- _What you are asked to do_:
Gather every line holding the string "with".
..........
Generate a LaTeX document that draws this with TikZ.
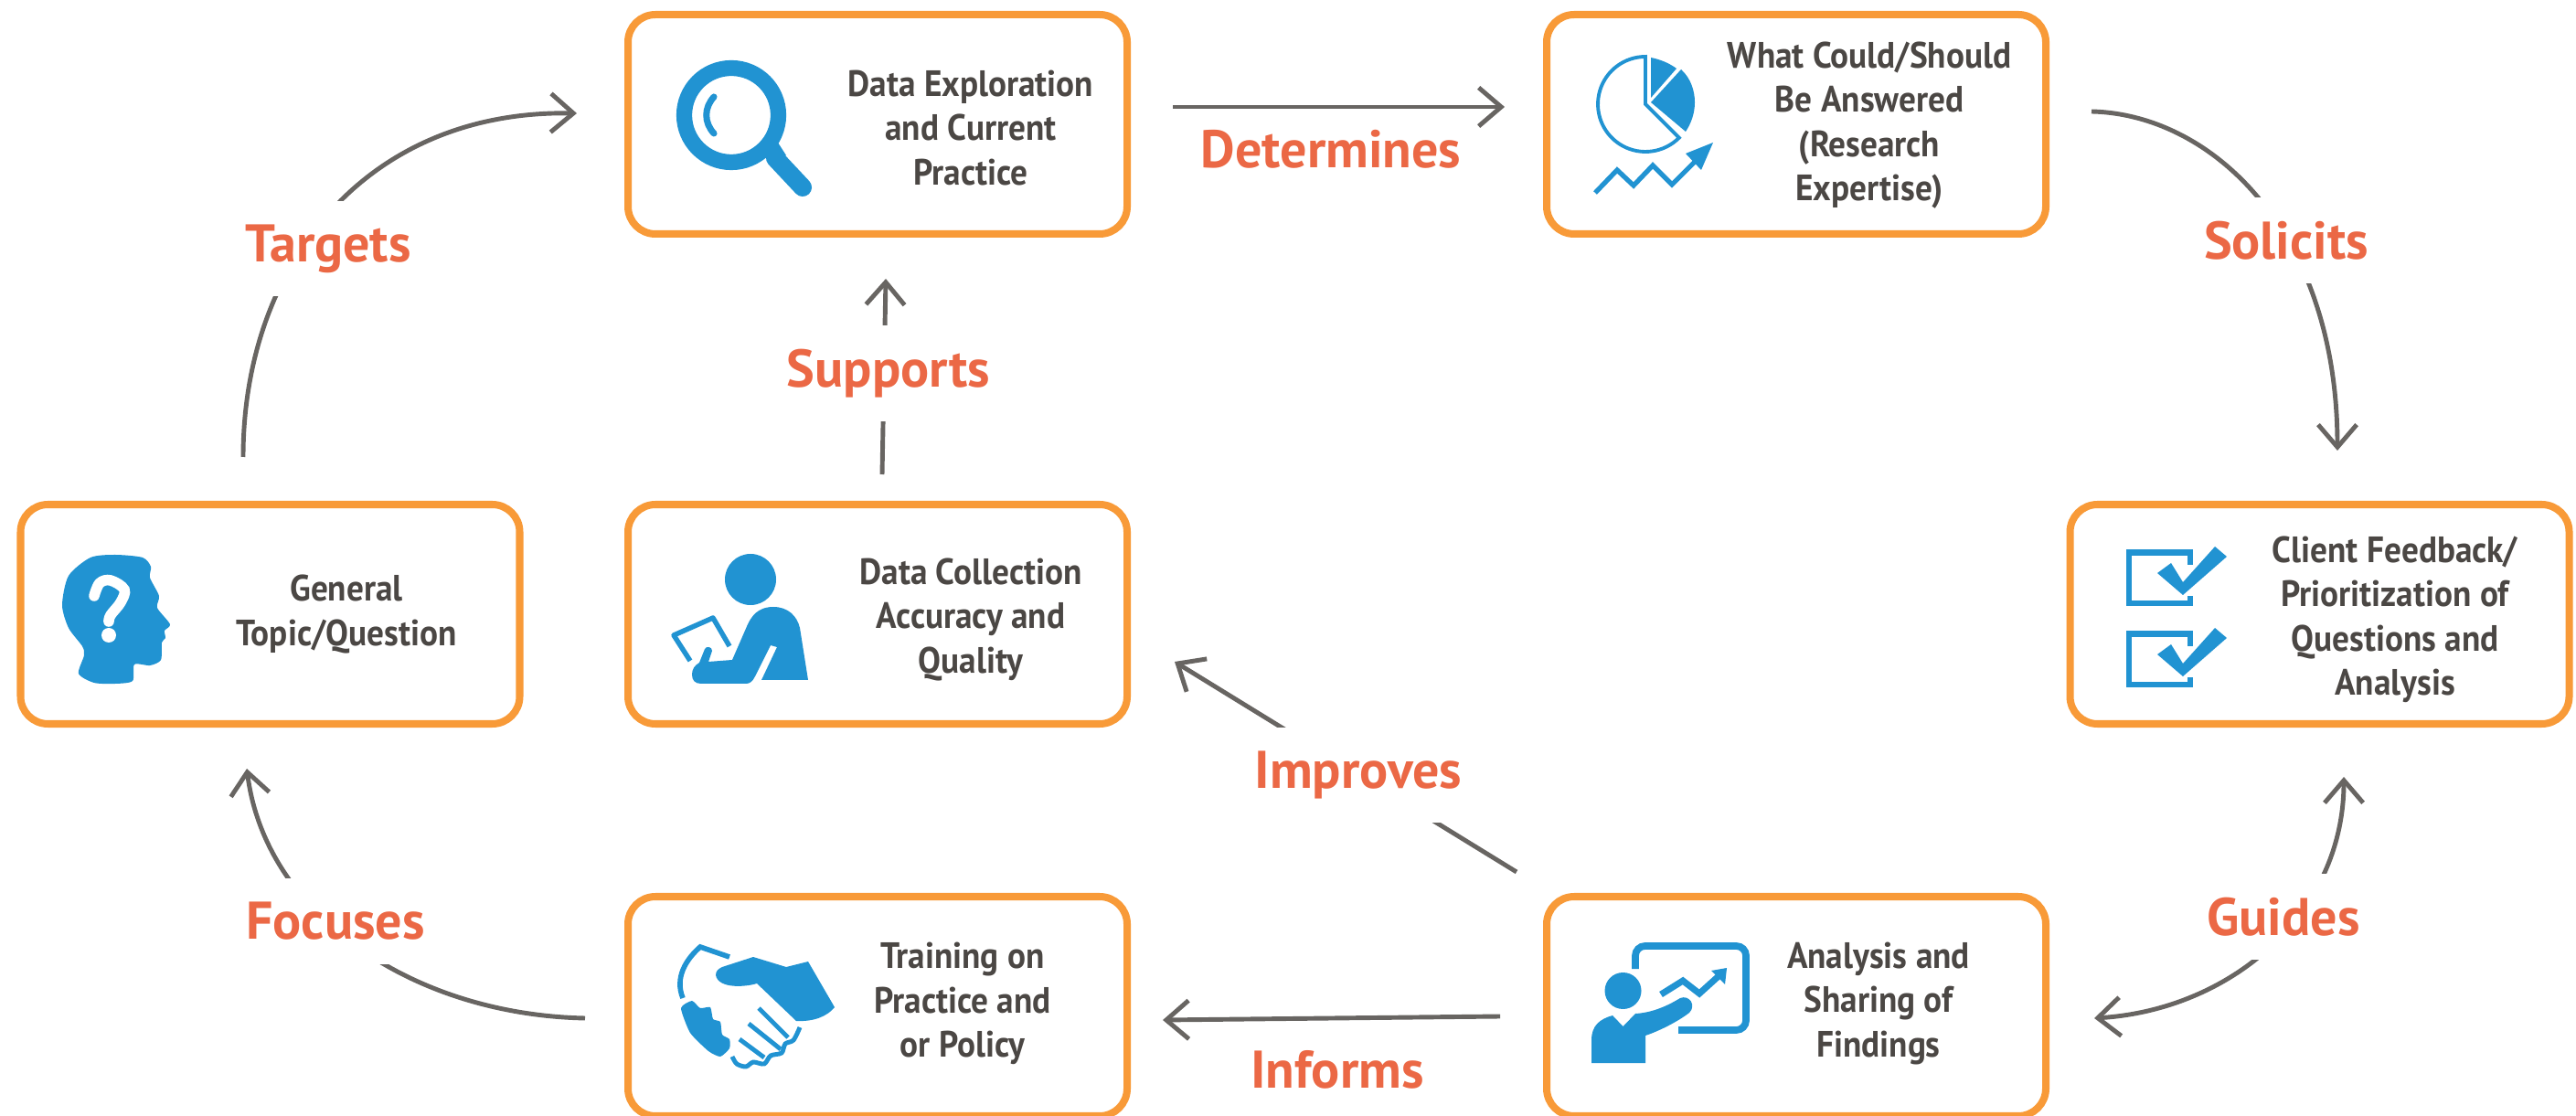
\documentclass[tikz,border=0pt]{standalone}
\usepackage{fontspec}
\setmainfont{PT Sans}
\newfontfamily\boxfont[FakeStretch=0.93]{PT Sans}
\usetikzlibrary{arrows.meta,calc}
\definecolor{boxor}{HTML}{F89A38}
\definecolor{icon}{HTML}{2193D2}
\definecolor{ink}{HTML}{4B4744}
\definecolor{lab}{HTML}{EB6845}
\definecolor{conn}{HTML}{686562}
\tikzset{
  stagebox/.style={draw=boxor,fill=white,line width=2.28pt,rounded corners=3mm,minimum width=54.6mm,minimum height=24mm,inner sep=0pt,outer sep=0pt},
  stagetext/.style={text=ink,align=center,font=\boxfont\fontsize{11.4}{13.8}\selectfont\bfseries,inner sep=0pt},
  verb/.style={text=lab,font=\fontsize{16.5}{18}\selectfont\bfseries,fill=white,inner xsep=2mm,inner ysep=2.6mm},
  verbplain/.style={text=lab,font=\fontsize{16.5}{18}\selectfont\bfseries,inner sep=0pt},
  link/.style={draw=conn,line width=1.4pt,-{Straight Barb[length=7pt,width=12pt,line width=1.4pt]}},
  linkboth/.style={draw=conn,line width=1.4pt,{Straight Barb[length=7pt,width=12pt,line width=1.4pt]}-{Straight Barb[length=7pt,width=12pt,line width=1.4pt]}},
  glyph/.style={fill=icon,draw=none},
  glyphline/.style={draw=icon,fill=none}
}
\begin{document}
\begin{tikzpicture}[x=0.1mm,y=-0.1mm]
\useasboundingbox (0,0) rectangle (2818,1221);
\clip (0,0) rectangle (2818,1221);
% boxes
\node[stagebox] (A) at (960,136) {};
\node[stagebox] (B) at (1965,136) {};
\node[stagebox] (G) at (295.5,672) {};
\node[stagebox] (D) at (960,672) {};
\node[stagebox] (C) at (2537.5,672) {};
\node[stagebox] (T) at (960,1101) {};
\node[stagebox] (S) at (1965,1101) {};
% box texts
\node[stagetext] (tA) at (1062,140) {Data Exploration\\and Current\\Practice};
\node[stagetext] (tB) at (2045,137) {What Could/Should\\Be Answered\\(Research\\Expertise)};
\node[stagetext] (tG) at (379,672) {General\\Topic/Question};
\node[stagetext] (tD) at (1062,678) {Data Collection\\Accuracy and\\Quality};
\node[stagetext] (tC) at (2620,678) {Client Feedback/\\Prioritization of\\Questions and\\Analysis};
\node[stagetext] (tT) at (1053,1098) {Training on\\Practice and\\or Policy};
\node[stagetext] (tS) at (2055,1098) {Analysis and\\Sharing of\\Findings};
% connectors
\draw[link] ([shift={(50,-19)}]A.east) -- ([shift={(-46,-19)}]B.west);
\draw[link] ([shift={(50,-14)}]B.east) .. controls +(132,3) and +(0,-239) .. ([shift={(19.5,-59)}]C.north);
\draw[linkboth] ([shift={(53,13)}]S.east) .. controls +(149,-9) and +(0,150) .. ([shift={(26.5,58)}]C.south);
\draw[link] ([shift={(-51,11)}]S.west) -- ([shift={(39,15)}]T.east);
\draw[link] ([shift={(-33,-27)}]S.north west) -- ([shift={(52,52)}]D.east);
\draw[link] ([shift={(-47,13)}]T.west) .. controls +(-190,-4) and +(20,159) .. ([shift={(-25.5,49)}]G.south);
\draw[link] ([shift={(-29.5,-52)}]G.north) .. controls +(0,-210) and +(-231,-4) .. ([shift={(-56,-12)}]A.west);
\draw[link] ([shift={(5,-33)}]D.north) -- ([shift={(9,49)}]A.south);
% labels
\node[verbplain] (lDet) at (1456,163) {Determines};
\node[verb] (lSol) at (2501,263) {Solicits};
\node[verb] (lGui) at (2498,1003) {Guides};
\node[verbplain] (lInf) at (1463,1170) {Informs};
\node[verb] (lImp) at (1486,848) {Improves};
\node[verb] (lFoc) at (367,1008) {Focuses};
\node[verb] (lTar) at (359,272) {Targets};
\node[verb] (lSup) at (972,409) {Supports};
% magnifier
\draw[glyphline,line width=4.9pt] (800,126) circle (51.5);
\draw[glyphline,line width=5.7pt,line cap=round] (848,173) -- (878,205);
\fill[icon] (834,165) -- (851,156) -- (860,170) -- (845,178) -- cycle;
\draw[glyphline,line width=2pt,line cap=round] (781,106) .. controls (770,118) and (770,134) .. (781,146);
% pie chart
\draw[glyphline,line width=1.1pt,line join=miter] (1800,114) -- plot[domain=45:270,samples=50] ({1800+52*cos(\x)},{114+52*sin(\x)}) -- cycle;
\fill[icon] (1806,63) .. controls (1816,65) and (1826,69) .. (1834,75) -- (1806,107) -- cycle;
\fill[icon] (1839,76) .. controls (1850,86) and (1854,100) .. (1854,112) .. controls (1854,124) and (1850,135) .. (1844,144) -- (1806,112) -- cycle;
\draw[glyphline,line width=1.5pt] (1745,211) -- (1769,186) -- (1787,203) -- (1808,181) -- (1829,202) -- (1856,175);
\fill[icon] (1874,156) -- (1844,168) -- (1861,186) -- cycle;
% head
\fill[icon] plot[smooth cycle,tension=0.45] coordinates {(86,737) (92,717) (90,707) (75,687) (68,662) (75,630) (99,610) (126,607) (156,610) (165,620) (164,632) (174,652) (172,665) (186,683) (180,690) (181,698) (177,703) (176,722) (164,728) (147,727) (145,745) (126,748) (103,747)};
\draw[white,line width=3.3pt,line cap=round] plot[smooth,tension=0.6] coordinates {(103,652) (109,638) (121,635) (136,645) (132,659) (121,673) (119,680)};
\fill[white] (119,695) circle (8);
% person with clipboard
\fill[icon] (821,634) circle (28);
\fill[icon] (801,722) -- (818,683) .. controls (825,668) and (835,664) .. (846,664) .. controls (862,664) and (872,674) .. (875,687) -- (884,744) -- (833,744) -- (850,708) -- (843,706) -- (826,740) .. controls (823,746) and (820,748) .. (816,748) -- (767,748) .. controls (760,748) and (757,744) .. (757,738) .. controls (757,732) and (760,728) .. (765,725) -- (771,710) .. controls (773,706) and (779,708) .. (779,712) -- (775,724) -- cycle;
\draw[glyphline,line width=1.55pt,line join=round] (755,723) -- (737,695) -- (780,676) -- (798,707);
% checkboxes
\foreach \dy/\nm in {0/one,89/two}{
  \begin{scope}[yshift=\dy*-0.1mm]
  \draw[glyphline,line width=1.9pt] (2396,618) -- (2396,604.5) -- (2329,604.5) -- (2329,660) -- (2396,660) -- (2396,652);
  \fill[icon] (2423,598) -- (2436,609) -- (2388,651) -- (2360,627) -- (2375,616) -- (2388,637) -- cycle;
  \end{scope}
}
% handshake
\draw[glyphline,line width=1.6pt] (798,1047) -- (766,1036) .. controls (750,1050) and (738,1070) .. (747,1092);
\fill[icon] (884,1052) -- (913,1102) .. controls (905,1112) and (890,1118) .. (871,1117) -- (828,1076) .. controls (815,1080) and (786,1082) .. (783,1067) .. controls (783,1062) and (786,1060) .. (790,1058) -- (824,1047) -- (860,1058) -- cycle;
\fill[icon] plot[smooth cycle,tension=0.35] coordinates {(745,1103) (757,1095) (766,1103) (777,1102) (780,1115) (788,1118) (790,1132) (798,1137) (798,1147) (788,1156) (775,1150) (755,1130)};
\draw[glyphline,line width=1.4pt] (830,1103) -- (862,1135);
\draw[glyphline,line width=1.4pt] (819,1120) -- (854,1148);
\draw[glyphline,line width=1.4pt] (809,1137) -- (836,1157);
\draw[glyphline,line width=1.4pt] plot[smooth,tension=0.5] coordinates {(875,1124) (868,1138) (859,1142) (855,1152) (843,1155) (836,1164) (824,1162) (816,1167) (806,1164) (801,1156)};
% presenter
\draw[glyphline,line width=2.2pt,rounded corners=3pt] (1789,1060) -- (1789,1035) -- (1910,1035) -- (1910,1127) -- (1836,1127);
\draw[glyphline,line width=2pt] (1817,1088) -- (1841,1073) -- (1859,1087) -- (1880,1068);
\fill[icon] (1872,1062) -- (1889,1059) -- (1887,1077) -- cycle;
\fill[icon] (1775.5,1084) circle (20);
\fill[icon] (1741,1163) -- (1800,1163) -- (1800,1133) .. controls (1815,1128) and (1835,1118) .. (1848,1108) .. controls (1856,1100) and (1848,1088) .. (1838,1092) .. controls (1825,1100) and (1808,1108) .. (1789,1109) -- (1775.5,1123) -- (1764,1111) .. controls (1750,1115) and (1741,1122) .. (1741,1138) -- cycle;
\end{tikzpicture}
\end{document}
..........
- _Output for this task_:
Generate a LaTeX document that draws this with TikZ.
% person with clipboard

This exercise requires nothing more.